I mean, what is this, workers need to "settle things with their own bourgeosie"? Well, of course that's simply a euphemism for the final solution to the capitalist problem. I wonder if this Panitch guy really believes his theories, or, rather, if he understands the implications of them. Read the whole essay. He genuinely wants to eviscerate markets, the price mechanism, and private property. Although radical leftists will disavow the connections (they're "progressives" nowadays), Marxist economic theory has been tried. With applied socialism we got the Marxist-Leninism of the Russian Bolshevik Revolution, and later the forced collectivization of the rule of Josep Stalin. We could go down the list from Chairman Mao to Comrade Fidel in Havana. The Marxist model is the foundation for all of these regimes, and since when did the "dialectical" get separated from the "socialism" in the theoretical model of dialectical materialism? I think today's economic "crisis" has engendered historical amnesia.
NOTHING'S CHANGED!
Forget all the revisionism. Forget Althusser and Gramsci, or whichever contemporary postmodernist who's detailed some unreadable post-revisionist synthesis of the foundational praxiology of Marxian orginalism - or whatever else you might find on left-wing syllabi throughout the academy. Marxists hate the individual. They hate the political economy of liberty. You cannot make a functioning society on the basis of increasing immiseration of the entrepreneurial/investing classes. It defies not just logic and imagination, but empirical reality. No economic system in the history of the world, not one, has provided a greater good for a greater number in terms of material well-being and human happiness. When leftists like Panitch excoriate markets as engendering the "worse macroeconomic outcomes," the solution is to eliminate the "microrational behavior" that led to that equilibrium in the first place. Translated: Kill the capitalist producers and consumers who multiplied by the millions make up the microfoundations of the political economy of human freedom.

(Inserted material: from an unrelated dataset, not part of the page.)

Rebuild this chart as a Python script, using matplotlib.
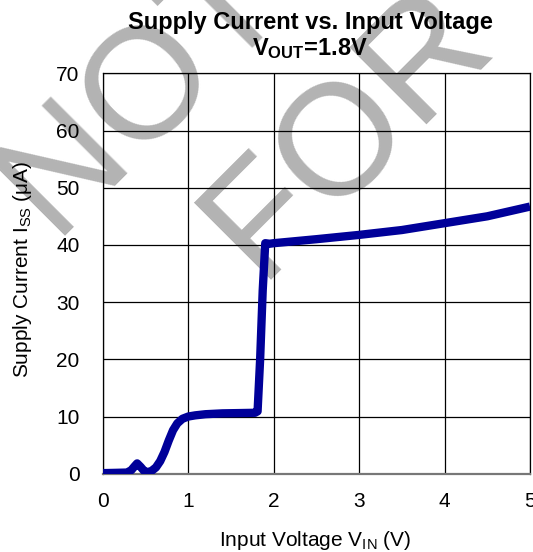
import matplotlib
matplotlib.use("Agg")
import matplotlib.pyplot as plt

plt.rcParams["font.family"] = ["Liberation Sans", "DejaVu Sans"]
plt.rcParams["mathtext.fontset"] = "custom"
plt.rcParams["mathtext.rm"] = "Liberation Sans"
plt.rcParams["mathtext.it"] = "Liberation Sans"
plt.rcParams["mathtext.bf"] = "Liberation Sans:bold"

# supply current curve
vin = [0.0, 0.15, 0.28, 0.33, 0.37, 0.40, 0.44, 0.48, 0.52, 0.57, 0.62, 0.67,
       0.72, 0.77, 0.82, 0.87, 0.93, 1.00, 1.08, 1.20, 1.40, 1.60, 1.78, 1.81,
       1.84, 1.87, 1.90, 1.95, 2.0, 2.5, 3.0, 3.5, 4.0, 4.5, 5.0]
iss = [0.1, 0.15, 0.2, 0.6, 1.3, 1.8, 1.2, 0.5, 0.25, 0.5, 1.1, 2.2,
       3.8, 5.8, 7.6, 8.8, 9.6, 10.0, 10.2, 10.4, 10.55, 10.6, 10.65, 10.9,
       20.0, 32.0, 40.3, 40.2, 40.3, 41.0, 41.75, 42.6, 43.8, 45.0, 46.7]

x_ticks = [0, 1, 2, 3, 4, 5]
y_ticks = [0, 10, 20, 30, 40, 50, 60, 70]
watermark = ["NOT", "FOR"]

W, H = 533, 552
px = lambda x, y: (x / W, 1 - y / H)  # pixel -> figure coords

fig = plt.figure(figsize=(W / 100, H / 100), dpi=100)
ax = fig.add_axes([103 / W, 1 - 473.7 / H, (530 - 103) / W, (473.7 - 73.3) / H])

# faint watermark behind everything
for txt, (x0, y0) in zip(watermark, [(53, 236), (259, 280)]):
    fig.text(*px(x0, y0), txt, rotation=45, rotation_mode="anchor",
             ha="left", va="baseline", fontsize=114, color="#b3b3b3", zorder=-5)
ax.patch.set_alpha(0)

ax.plot(vin, iss, color="#000099", lw=6, solid_joinstyle="round",
        solid_capstyle="butt", zorder=3)

ax.set_xlim(0, 5)
ax.set_ylim(0, 70)
ax.set_xticks(x_ticks)
ax.set_yticks(y_ticks)
ax.tick_params(length=0, labelsize=15)
ax.tick_params(axis="y", pad=17)
ax.tick_params(axis="x", pad=13)
ax.grid(True, color="black", lw=0.9)
for s in ax.spines.values():
    s.set_color("black")
    s.set_linewidth(0.9)
ax.spines["bottom"].set_color("#777777")
ax.spines["bottom"].set_linewidth(1.6)

fig.text(*px(315, 546), r"Input Voltage V$_{\mathrm{IN}}$ (V)", ha="center",
         va="baseline", fontsize=15)
fig.text(*px(28, 269), r"Supply Current I$_{\mathrm{SS}}$ ($\mu$A)", ha="center",
         va="baseline", rotation=90, rotation_mode="anchor", fontsize=15)

fig.text(*px(310, 28.5), "Supply Current vs. Input Voltage", ha="center",
         va="baseline", fontsize=17, fontweight="bold")
fig.text(*px(310, 55), r"V$_{\mathbf{OUT}}$=1.8V", ha="center",
         va="baseline", fontsize=17, fontweight="bold")

fig.savefig("out.png", dpi=100)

But we don't have to rehash the classical economic arguments that have been reproduced in traditional economic tracts over the centuries to understand the poverty of socialism. (Pick up any mainstream economics textbook and you'll still see the basic suppy and demand curves of capitalism's unregulated market as the basis for economic growth and societal prosperity.) No, just look at those collectivist societies today that still cling to the burnt totalitarianism of the 20th century. The new Foreign Policy contains compendium of essays outlining and analyzing the current structural foundations for "the next big idea." It's all about transcendance!
But the most imporant piece in this entire edition is the photo essay by Tomas van Houtryve on Communist North Korea, "The Land of No Smiles:
Renowned documentary photographer Tomas van Houtryve entered North Korea by posing as a businessman looking to open a chocolate factory. Despite 24-hour surveillance by North Korean minders, he took arresting photographs of Pyongyang and its people—images rarely captured and even more rarely distributed in the West. They show stark glimmers of everyday life in the world’s last gulag.
Be sure to check the entire slideshow, but these two images capture the deathly nightmare of the socialist vistion:
UNEASY STREET: Van Houtryve arrived in Pyongyang, the North Korean capital, during a normal work week in February. He found its main thoroughfare entirely empty. “Nobody’s out. No couples with babies, nobody taking a walk,” van Houtryve says. “You could wait 10 minutes before you ever saw a car.” Only a few old Mercedes—the exclusive privilege of top bureaucrats—cruise Pyongyang’s streets. North Korea has just a few hundred thousand cars for more than 20 million people. The country has only 1,000 miles of paved road.
SHOP GIRL: This is shopping in North Korea. The clerk sits in the dark, unheated special store, waiting to turn on the lights for foreigners, the only permitted customers. “She’s wearing a ski jacket or parka; the rest of this time they’re sitting there with the lights off, freezing,” van Houtryve says. The goods—toys, televisions, and the like—are imported from China. The store only accepts euros.
At his essay, Panitch dismisses President Barack Obama's environmental proposal for a cap-and-trade system as tinkering around the edges. Panitch exhorts his followers to think big!, to completely overcome "the logic of capitalist markets."
Yes, and when we do that, we'll too be wearing ski parkas in our state-run apartment buildings (if we were lucky enough to score a lottery ticket putting us at the top of the waiting list), while the streets outside remain totally desolate from society's absolute absence of economic intercourse and human freedom.